The plan is also the math—we are raising $X this year: $Y will come from here; $Z comes from here by this date; and so on. I like to think of the plan as the point where art and math meet. It describes how to use the art to make the math whole.

Here are 10 tips to make the plan count:

  1. Plan for a full fiscal year. Make it align with your budget.
  2. Use your plan from last year as a starting point.
  3. It should make sense from a micro and macro level. You can have 12 great tactics, but they shouldn’t all happen in the same week in January.
  4. Make it measurable. What good is a plan if you don’t have a way of knowing if it’s working?
  5. Make it add up. Your plan should clearly tell you where all the revenue for your operating budget is coming from.
  6. Plan to plan—build it into your plan to start planning for the next year. (I know, this one really risks revealing an obsession for planning, but it is valuable.)
  7. Get your team on board. Not every staff member holds every piece of work, but it benefits everyone to understand the full vision.
  8. Don’t stress about the format. It just needs to be clear to you and your team. It doesn’t have to be presentable at the Smithsonian. (Unless you fundraise for the Smithsonian.)
  9. Look at it regularly to make sure you are on track.
  10. I cannot emphasize this enoughchange the plan when you need to.

This last point is important; it is the elephant in the planning room. What if something small or major happens that disrupts the plan? What if, say, in the middle of the year, all of your events have to suddenly go virtual? Well, here is the beauty of the plan: it should change. And you are less shaken by singular issues, large or small, when you have a solid grounding in a larger strategy. 

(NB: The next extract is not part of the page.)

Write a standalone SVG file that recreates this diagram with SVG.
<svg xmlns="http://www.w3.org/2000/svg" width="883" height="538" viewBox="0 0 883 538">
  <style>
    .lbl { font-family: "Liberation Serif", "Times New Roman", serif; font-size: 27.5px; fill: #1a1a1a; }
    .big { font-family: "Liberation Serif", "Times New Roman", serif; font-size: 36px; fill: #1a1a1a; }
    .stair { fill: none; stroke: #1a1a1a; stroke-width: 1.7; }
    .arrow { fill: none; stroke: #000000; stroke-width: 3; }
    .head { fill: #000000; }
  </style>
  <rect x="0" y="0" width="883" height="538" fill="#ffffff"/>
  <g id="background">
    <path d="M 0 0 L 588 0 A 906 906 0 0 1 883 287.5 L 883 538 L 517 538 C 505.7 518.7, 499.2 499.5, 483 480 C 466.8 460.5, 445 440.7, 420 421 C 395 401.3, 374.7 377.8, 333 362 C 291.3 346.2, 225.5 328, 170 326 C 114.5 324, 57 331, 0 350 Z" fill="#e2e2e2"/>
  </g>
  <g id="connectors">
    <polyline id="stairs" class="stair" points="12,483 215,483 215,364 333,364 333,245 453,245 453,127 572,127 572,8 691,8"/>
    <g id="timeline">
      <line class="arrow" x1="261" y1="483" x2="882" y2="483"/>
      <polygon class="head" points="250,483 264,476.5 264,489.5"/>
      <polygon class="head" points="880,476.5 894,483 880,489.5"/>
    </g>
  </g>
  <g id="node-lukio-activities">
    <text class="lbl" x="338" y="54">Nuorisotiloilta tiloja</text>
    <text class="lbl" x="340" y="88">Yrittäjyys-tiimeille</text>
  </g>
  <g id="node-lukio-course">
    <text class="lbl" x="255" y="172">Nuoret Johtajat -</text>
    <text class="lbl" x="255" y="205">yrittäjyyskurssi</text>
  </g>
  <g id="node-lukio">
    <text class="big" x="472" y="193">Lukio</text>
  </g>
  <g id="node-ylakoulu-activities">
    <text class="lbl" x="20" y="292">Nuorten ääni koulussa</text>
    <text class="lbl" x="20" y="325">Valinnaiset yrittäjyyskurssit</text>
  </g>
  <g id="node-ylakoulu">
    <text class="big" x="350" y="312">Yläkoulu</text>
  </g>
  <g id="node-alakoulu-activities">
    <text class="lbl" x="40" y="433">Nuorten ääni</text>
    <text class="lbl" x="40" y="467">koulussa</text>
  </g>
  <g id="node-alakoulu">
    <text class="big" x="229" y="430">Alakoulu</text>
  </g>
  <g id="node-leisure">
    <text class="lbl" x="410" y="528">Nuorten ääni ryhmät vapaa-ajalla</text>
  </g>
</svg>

And this confidence is critical. We operate in a profession tied to unknowns—variables in the economy, the desires and interests of donors, and a world of extenuating circumstances. But if you write a good plan, you can control your strategy, you can determine which tactics work, and you can know when you need to adjust.

There are more than a couple idioms about what happens when man plans—I have heard them, too. Pave your plans with more than good intentions—with data, strategy, and benchmarks—and you’ll thank yourself later.